Prompt:
Extract the lines of the material below, beginning with the first and ending with the line that holds "import plotly.graph_objects as go". Skip every picture.

Material supplied:
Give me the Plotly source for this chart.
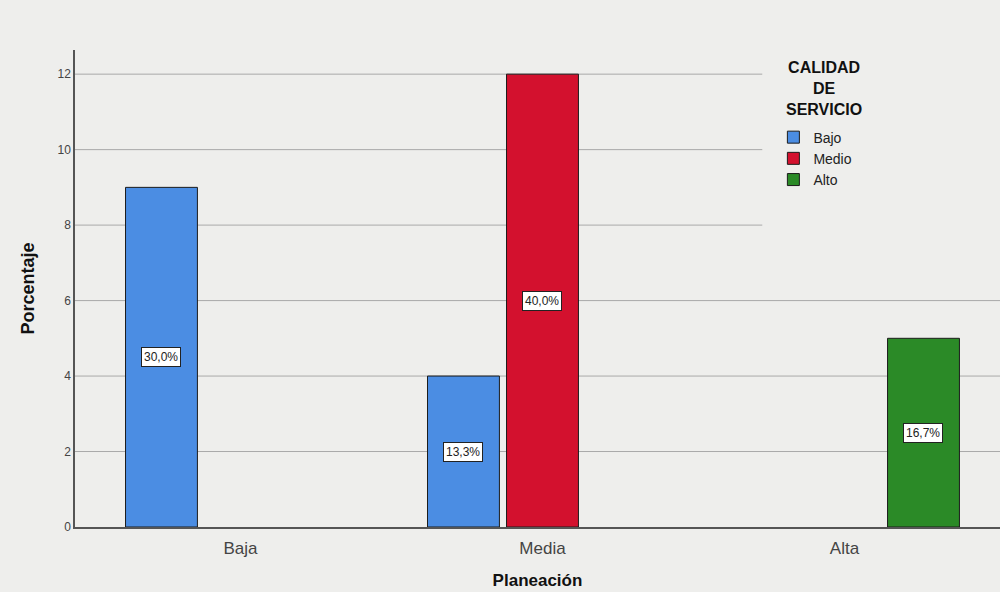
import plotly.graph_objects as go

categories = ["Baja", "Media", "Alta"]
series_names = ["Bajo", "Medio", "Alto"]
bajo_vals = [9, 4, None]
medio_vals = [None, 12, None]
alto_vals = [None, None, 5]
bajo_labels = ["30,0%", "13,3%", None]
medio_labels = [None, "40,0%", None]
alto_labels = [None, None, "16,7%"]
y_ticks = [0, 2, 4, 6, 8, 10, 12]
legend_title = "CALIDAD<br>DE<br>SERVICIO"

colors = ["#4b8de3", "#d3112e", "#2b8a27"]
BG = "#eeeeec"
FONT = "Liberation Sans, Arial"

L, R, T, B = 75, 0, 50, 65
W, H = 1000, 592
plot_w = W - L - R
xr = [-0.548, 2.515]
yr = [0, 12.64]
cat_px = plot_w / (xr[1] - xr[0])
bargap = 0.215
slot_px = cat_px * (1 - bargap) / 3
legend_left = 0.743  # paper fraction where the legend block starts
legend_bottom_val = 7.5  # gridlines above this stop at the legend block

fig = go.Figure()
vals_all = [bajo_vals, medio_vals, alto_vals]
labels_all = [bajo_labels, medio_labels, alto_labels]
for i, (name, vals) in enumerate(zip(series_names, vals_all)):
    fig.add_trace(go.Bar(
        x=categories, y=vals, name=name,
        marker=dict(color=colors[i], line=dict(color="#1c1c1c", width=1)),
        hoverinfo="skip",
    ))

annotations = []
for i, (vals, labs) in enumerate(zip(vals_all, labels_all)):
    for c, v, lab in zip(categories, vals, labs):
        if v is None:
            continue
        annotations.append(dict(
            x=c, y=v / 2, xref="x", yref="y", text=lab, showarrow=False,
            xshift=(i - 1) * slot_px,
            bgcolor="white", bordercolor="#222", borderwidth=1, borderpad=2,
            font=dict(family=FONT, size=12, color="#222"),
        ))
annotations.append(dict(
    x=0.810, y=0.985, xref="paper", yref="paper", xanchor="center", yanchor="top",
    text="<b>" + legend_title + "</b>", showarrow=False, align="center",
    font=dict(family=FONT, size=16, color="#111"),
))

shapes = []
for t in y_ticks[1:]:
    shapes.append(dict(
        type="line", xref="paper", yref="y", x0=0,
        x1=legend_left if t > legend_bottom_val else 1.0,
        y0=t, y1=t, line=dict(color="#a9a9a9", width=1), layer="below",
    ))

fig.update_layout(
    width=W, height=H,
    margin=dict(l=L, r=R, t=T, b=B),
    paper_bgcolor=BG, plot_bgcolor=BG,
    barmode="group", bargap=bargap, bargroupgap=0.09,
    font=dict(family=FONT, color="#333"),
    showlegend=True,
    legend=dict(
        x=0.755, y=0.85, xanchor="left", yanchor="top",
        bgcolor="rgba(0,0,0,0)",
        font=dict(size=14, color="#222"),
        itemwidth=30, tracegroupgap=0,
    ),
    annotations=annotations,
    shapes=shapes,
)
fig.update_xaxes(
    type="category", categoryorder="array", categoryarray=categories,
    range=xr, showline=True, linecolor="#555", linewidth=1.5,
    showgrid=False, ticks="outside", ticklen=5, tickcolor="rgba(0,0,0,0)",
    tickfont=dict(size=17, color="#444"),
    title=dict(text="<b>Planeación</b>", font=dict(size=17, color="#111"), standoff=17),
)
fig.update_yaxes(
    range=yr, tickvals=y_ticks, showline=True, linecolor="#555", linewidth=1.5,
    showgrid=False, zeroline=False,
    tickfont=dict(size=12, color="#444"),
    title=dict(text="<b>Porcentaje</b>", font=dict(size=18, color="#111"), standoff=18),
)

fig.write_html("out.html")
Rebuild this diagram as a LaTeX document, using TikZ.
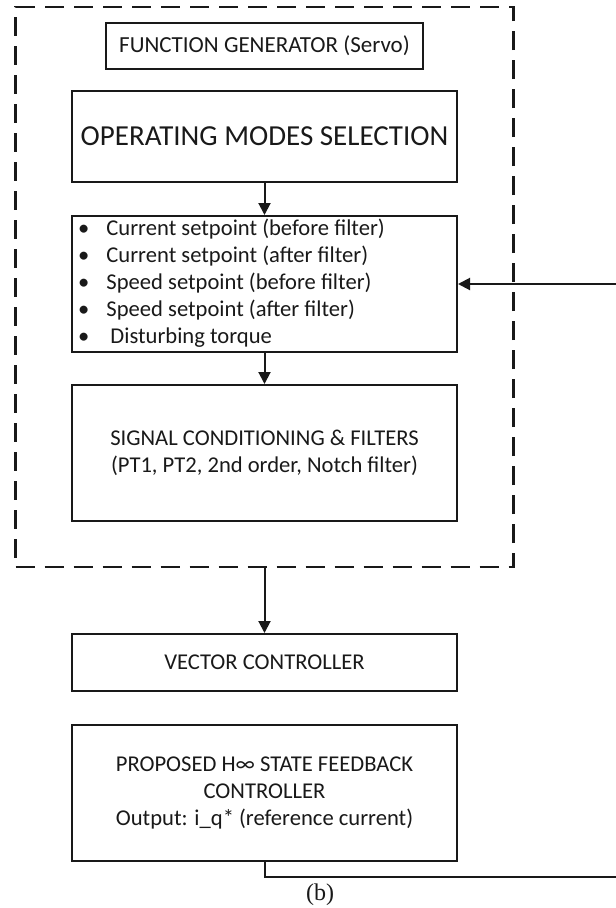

In response:
Give me the Plotly source for this chart.
import plotly.graph_objects as go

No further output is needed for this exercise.